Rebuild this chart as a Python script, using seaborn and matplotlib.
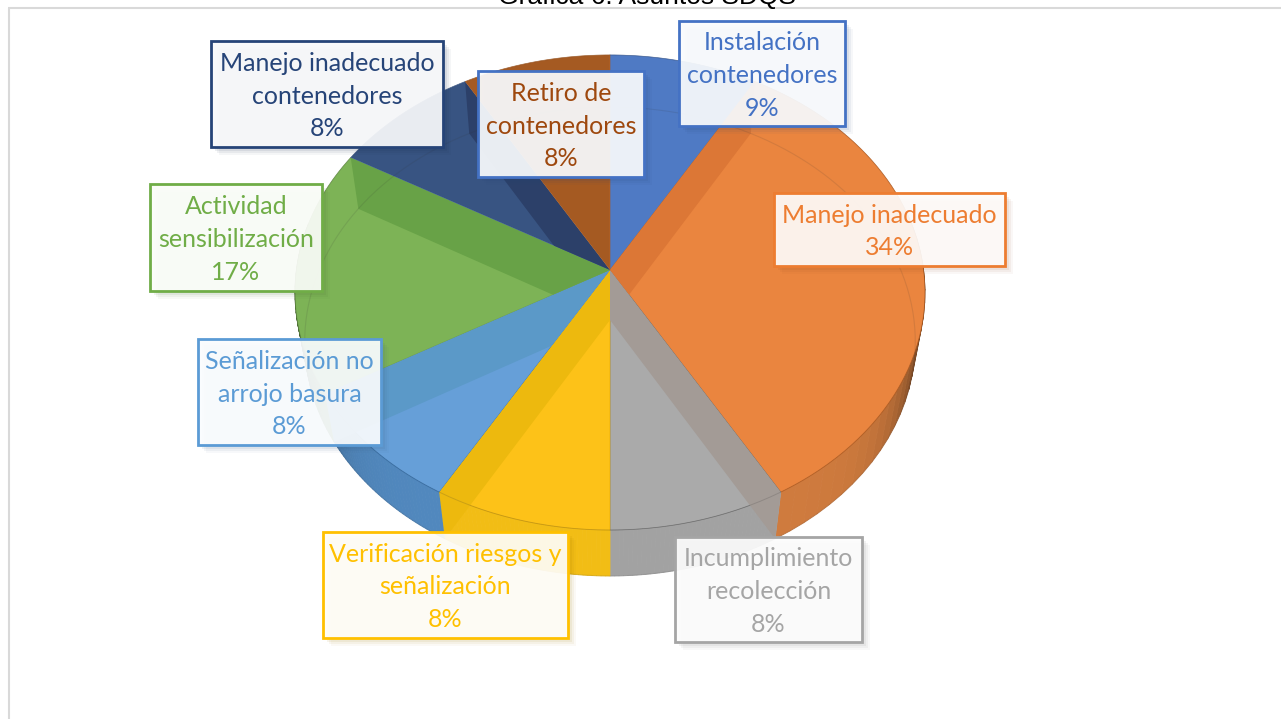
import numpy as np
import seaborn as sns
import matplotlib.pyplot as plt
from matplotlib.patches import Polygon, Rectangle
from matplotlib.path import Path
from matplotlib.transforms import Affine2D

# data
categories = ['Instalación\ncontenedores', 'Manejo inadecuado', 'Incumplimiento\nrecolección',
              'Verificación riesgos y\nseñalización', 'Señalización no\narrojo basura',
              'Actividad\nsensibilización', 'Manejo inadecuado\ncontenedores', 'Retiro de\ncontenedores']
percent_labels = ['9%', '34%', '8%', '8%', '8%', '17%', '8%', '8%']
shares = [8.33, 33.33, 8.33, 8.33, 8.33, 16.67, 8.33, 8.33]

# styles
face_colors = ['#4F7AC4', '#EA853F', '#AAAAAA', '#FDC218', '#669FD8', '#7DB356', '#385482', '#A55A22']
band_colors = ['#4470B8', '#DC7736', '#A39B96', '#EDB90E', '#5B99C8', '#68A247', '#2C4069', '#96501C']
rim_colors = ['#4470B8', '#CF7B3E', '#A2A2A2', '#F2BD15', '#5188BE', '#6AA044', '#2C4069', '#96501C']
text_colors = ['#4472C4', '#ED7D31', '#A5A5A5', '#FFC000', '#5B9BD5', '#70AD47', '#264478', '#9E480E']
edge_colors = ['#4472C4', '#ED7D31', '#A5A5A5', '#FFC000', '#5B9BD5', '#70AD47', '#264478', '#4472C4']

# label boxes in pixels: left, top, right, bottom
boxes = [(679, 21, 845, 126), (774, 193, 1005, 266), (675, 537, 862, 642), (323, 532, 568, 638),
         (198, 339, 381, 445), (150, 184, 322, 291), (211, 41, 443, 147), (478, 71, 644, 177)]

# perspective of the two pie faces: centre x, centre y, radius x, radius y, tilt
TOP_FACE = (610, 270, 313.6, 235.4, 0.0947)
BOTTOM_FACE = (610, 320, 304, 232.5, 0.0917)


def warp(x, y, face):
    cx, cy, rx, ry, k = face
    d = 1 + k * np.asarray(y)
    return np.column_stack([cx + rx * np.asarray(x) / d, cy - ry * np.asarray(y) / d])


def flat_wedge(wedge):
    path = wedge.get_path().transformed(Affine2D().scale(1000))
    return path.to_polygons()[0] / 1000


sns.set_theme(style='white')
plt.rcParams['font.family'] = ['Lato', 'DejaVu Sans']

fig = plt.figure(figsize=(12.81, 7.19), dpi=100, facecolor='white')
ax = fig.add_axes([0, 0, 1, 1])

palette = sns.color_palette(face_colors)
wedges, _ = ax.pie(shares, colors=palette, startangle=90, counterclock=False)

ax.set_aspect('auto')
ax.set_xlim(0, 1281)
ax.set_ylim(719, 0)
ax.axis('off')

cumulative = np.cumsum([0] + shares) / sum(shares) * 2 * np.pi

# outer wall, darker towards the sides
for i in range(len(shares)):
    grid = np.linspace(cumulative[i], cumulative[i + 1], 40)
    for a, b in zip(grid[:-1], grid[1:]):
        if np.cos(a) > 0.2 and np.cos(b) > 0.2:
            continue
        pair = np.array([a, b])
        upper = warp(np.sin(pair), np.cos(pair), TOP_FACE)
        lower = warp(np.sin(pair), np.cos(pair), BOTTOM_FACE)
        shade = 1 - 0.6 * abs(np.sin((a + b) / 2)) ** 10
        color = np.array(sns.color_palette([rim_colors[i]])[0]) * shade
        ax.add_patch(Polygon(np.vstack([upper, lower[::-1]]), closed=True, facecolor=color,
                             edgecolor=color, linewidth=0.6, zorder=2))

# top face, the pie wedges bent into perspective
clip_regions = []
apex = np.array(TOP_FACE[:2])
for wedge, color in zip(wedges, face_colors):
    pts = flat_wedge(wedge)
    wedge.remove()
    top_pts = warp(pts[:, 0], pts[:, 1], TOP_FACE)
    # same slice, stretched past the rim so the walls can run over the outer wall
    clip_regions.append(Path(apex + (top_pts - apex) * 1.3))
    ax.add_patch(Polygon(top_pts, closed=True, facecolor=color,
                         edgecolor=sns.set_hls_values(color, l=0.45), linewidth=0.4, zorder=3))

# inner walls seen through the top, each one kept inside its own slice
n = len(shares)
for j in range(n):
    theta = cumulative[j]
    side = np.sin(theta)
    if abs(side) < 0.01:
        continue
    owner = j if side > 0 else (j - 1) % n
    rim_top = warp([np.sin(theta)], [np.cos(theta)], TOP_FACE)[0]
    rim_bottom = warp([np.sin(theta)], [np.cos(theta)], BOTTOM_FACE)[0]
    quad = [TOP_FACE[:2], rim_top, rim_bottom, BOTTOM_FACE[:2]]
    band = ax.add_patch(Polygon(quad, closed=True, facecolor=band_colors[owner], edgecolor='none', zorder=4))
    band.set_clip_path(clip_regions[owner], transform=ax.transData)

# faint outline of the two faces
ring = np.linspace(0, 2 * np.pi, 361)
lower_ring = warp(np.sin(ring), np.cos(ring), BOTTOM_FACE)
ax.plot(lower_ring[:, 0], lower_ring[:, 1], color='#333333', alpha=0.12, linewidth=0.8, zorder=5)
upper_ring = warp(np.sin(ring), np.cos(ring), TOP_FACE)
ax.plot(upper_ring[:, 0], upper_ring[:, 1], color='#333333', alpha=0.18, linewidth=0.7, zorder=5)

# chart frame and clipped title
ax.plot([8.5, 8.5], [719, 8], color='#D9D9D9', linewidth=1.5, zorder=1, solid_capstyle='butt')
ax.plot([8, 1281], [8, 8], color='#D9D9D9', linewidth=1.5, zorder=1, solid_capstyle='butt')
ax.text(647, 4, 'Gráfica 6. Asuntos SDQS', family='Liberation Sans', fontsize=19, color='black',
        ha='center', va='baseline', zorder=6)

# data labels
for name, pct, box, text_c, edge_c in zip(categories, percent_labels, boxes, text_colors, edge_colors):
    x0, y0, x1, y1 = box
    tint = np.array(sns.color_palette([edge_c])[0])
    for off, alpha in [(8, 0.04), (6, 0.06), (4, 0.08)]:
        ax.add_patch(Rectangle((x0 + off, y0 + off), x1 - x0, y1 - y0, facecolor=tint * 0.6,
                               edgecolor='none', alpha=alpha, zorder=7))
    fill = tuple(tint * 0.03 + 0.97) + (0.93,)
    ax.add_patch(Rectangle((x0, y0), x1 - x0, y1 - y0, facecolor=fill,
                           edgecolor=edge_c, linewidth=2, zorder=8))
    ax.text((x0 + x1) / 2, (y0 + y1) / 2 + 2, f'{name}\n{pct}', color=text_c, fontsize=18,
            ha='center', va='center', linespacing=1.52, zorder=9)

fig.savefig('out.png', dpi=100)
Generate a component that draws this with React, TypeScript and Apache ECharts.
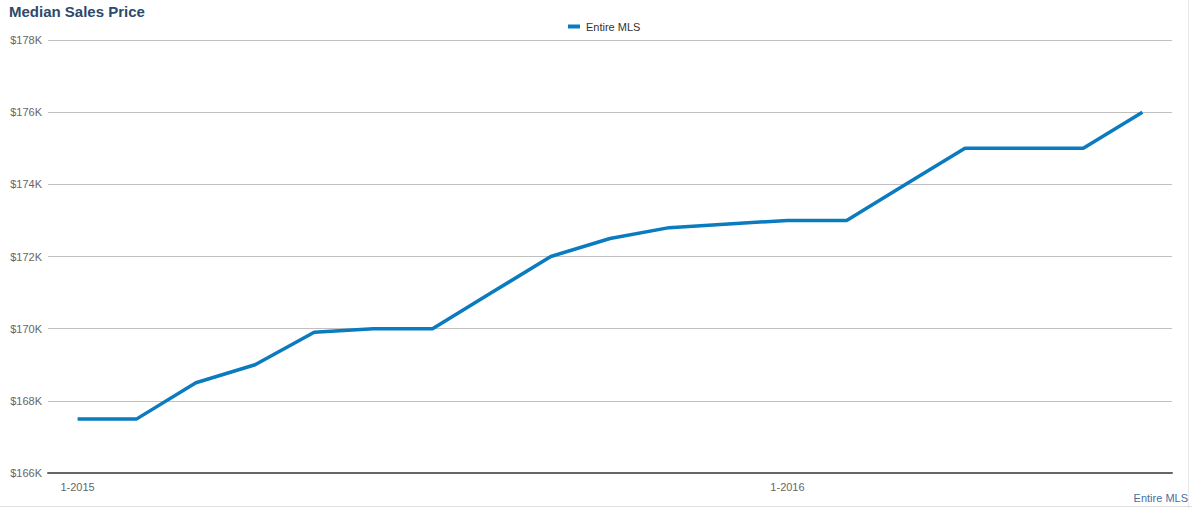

========================================================================

# Exercise details
Images in the data above are to be skipped. Retype all other material exactly.

# The reply
Rebuild this chart as a Python script, using seaborn and matplotlib.
import numpy as np
import seaborn as sns
import matplotlib.pyplot as plt
from matplotlib.patches import Polygon, Rectangle
from matplotlib.path import Path
from matplotlib.transforms import Affine2D

# data
categories = ['Instalación\ncontenedores', 'Manejo inadecuado', 'Incumplimiento\nrecolección',
              'Verificación riesgos y\nseñalización', 'Señalización no\narrojo basura',
              'Actividad\nsensibilización', 'Manejo inadecuado\ncontenedores', 'Retiro de\ncontenedores']
percent_labels = ['9%', '34%', '8%', '8%', '8%', '17%', '8%', '8%']
shares = [8.33, 33.33, 8.33, 8.33, 8.33, 16.67, 8.33, 8.33]

# styles
face_colors = ['#4F7AC4', '#EA853F', '#AAAAAA', '#FDC218', '#669FD8', '#7DB356', '#385482', '#A55A22']
band_colors = ['#4470B8', '#DC7736', '#A39B96', '#EDB90E', '#5B99C8', '#68A247', '#2C4069', '#96501C']
rim_colors = ['#4470B8', '#CF7B3E', '#A2A2A2', '#F2BD15', '#5188BE', '#6AA044', '#2C4069', '#96501C']
text_colors = ['#4472C4', '#ED7D31', '#A5A5A5', '#FFC000', '#5B9BD5', '#70AD47', '#264478', '#9E480E']
edge_colors = ['#4472C4', '#ED7D31', '#A5A5A5', '#FFC000', '#5B9BD5', '#70AD47', '#264478', '#4472C4']

# label boxes in pixels: left, top, right, bottom
boxes = [(679, 21, 845, 126), (774, 193, 1005, 266), (675, 537, 862, 642), (323, 532, 568, 638),
         (198, 339, 381, 445), (150, 184, 322, 291), (211, 41, 443, 147), (478, 71, 644, 177)]

# perspective of the two pie faces: centre x, centre y, radius x, radius y, tilt
TOP_FACE = (610, 270, 313.6, 235.4, 0.0947)
BOTTOM_FACE = (610, 320, 304, 232.5, 0.0917)


def warp(x, y, face):
    cx, cy, rx, ry, k = face
    d = 1 + k * np.asarray(y)
    return np.column_stack([cx + rx * np.asarray(x) / d, cy - ry * np.asarray(y) / d])


def flat_wedge(wedge):
    path = wedge.get_path().transformed(Affine2D().scale(1000))
    return path.to_polygons()[0] / 1000


sns.set_theme(style='white')
plt.rcParams['font.family'] = ['Lato', 'DejaVu Sans']

fig = plt.figure(figsize=(12.81, 7.19), dpi=100, facecolor='white')
ax = fig.add_axes([0, 0, 1, 1])

palette = sns.color_palette(face_colors)
wedges, _ = ax.pie(shares, colors=palette, startangle=90, counterclock=False)

ax.set_aspect('auto')
ax.set_xlim(0, 1281)
ax.set_ylim(719, 0)
ax.axis('off')

cumulative = np.cumsum([0] + shares) / sum(shares) * 2 * np.pi

# outer wall, darker towards the sides
for i in range(len(shares)):
    grid = np.linspace(cumulative[i], cumulative[i + 1], 40)
    for a, b in zip(grid[:-1], grid[1:]):
        if np.cos(a) > 0.2 and np.cos(b) > 0.2:
            continue
        pair = np.array([a, b])
        upper = warp(np.sin(pair), np.cos(pair), TOP_FACE)
        lower = warp(np.sin(pair), np.cos(pair), BOTTOM_FACE)
        shade = 1 - 0.6 * abs(np.sin((a + b) / 2)) ** 10
        color = np.array(sns.color_palette([rim_colors[i]])[0]) * shade
        ax.add_patch(Polygon(np.vstack([upper, lower[::-1]]), closed=True, facecolor=color,
                             edgecolor=color, linewidth=0.6, zorder=2))

# top face, the pie wedges bent into perspective
clip_regions = []
apex = np.array(TOP_FACE[:2])
for wedge, color in zip(wedges, face_colors):
    pts = flat_wedge(wedge)
    wedge.remove()
    top_pts = warp(pts[:, 0], pts[:, 1], TOP_FACE)
    # same slice, stretched past the rim so the walls can run over the outer wall
    clip_regions.append(Path(apex + (top_pts - apex) * 1.3))
    ax.add_patch(Polygon(top_pts, closed=True, facecolor=color,
                         edgecolor=sns.set_hls_values(color, l=0.45), linewidth=0.4, zorder=3))

# inner walls seen through the top, each one kept inside its own slice
n = len(shares)
for j in range(n):
    theta = cumulative[j]
    side = np.sin(theta)
    if abs(side) < 0.01:
        continue
    owner = j if side > 0 else (j - 1) % n
    rim_top = warp([np.sin(theta)], [np.cos(theta)], TOP_FACE)[0]
    rim_bottom = warp([np.sin(theta)], [np.cos(theta)], BOTTOM_FACE)[0]
    quad = [TOP_FACE[:2], rim_top, rim_bottom, BOTTOM_FACE[:2]]
    band = ax.add_patch(Polygon(quad, closed=True, facecolor=band_colors[owner], edgecolor='none', zorder=4))
    band.set_clip_path(clip_regions[owner], transform=ax.transData)

# faint outline of the two faces
ring = np.linspace(0, 2 * np.pi, 361)
lower_ring = warp(np.sin(ring), np.cos(ring), BOTTOM_FACE)
ax.plot(lower_ring[:, 0], lower_ring[:, 1], color='#333333', alpha=0.12, linewidth=0.8, zorder=5)
upper_ring = warp(np.sin(ring), np.cos(ring), TOP_FACE)
ax.plot(upper_ring[:, 0], upper_ring[:, 1], color='#333333', alpha=0.18, linewidth=0.7, zorder=5)

# chart frame and clipped title
ax.plot([8.5, 8.5], [719, 8], color='#D9D9D9', linewidth=1.5, zorder=1, solid_capstyle='butt')
ax.plot([8, 1281], [8, 8], color='#D9D9D9', linewidth=1.5, zorder=1, solid_capstyle='butt')
ax.text(647, 4, 'Gráfica 6. Asuntos SDQS', family='Liberation Sans', fontsize=19, color='black',
        ha='center', va='baseline', zorder=6)

# data labels
for name, pct, box, text_c, edge_c in zip(categories, percent_labels, boxes, text_colors, edge_colors):
    x0, y0, x1, y1 = box
    tint = np.array(sns.color_palette([edge_c])[0])
    for off, alpha in [(8, 0.04), (6, 0.06), (4, 0.08)]:
        ax.add_patch(Rectangle((x0 + off, y0 + off), x1 - x0, y1 - y0, facecolor=tint * 0.6,
                               edgecolor='none', alpha=alpha, zorder=7))
    fill = tuple(tint * 0.03 + 0.97) + (0.93,)
    ax.add_patch(Rectangle((x0, y0), x1 - x0, y1 - y0, facecolor=fill,
                           edgecolor=edge_c, linewidth=2, zorder=8))
    ax.text((x0 + x1) / 2, (y0 + y1) / 2 + 2, f'{name}\n{pct}', color=text_c, fontsize=18,
            ha='center', va='center', linespacing=1.52, zorder=9)

fig.savefig('out.png', dpi=100)
Generate a component that draws this with React, TypeScript and Apache ECharts.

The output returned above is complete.